YardenitOur first stop was at Yardenit on the River Jordan. It is popular with Christian pilgrims as a place of baptism on the River Jordan. Jesus was baptized by John the Baptist on the river but the original site is placed farther south in Qasr el Yahud, which is just north of the Dead Sea and east of Jericho. It became a frontier area, so a new replacement site was established in Yardenit. Four of us in the group went through the baptism. We rented the white frock and towels. Our baptism was conducted by one of our co-pilgrims who is a pastor and also by a woman pastor from Belleville, Illinois. It was a great experience.
|KRuds Baptism on the River Jordan|
|Amphitheater in Beth Shean|
Qumran is best known as the place nearest to the caves in the desert cliffs where the Dead Sea Scrolls were hidden.
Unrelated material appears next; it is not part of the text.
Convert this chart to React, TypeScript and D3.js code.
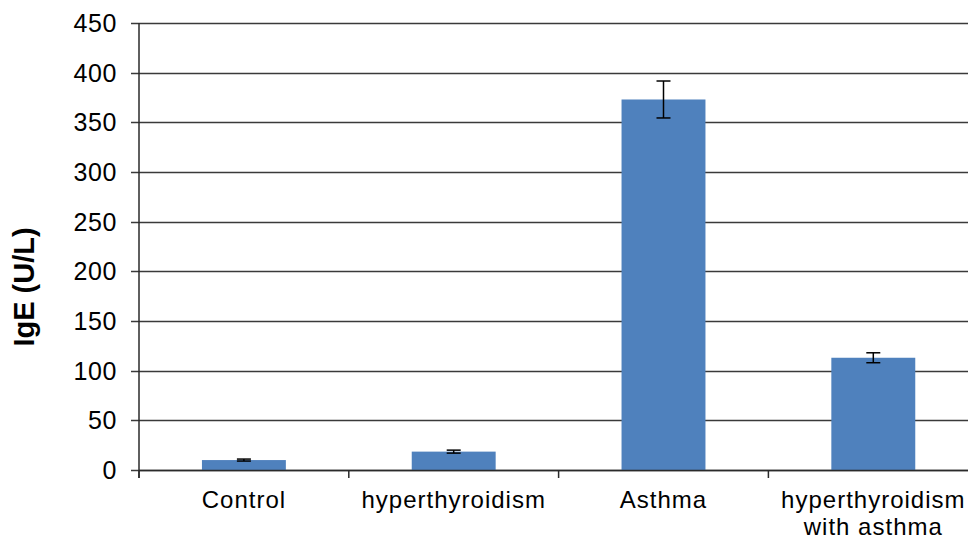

Since the first discovery, extensive excavations were conducted in the area, unearthing nearly 900 scrolls written in Aramaic, Hebrew, Greek and Nabatean on parchment and some on papyrus. It is billed as one of the top archaeological discoveries, maybe second only to finding King Tut's tomb since the texts have great linguistic, historical and religious significance. Walking along the excavation site, we saw cisterns, mikvahs (Jewish ritual bath), a gathering room and a place for writing. It is said to have been the home of a Jewish sect, Essenes.
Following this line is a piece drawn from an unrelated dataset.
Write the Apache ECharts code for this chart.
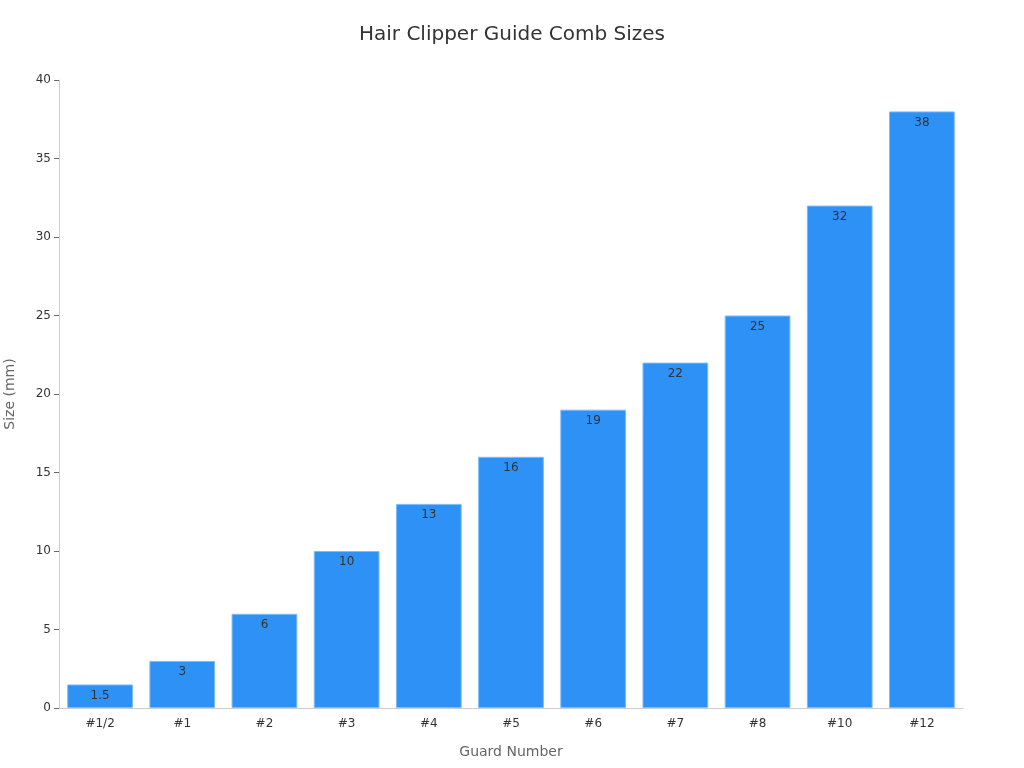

Our hotel for the night was in the resort town of Ein Bobek and from our room's balcony, we are treated to a panoramic view of the Dead Sea and the Judean desert. We immediately changed into swim suits for a dip in the Dead Sea itself. You had to be careful going in for fear of turning over and swallowing the super salty water.
The Dead Sea or Salt Sea is a salt lake bordering Jordan, Palestine and Israel, at an elevation of more than 1400 feet below sea level, it is the lowest point on earth. It is 9.6 times saltier than the ocean so animals cannot flourish. Since biblical times, it has been a refuge and resort because the temperature around the Dead Sea is pleasant year round plus the water is claimed to have healing capabilities and is an abundant source of minerals for health and beauty as well as commercial use. Sadly, the Dead Sea is actually dying as the supply of water from the River Jordan has been curtailed significantly due to recent dam projects. Because of the high density of the water, you actually float on the Dead Sea.
Note: All sketches were painted on an Arches Carnet de Voyage Travel Book with artists grade Schmincke and Daler Rowney watercolors.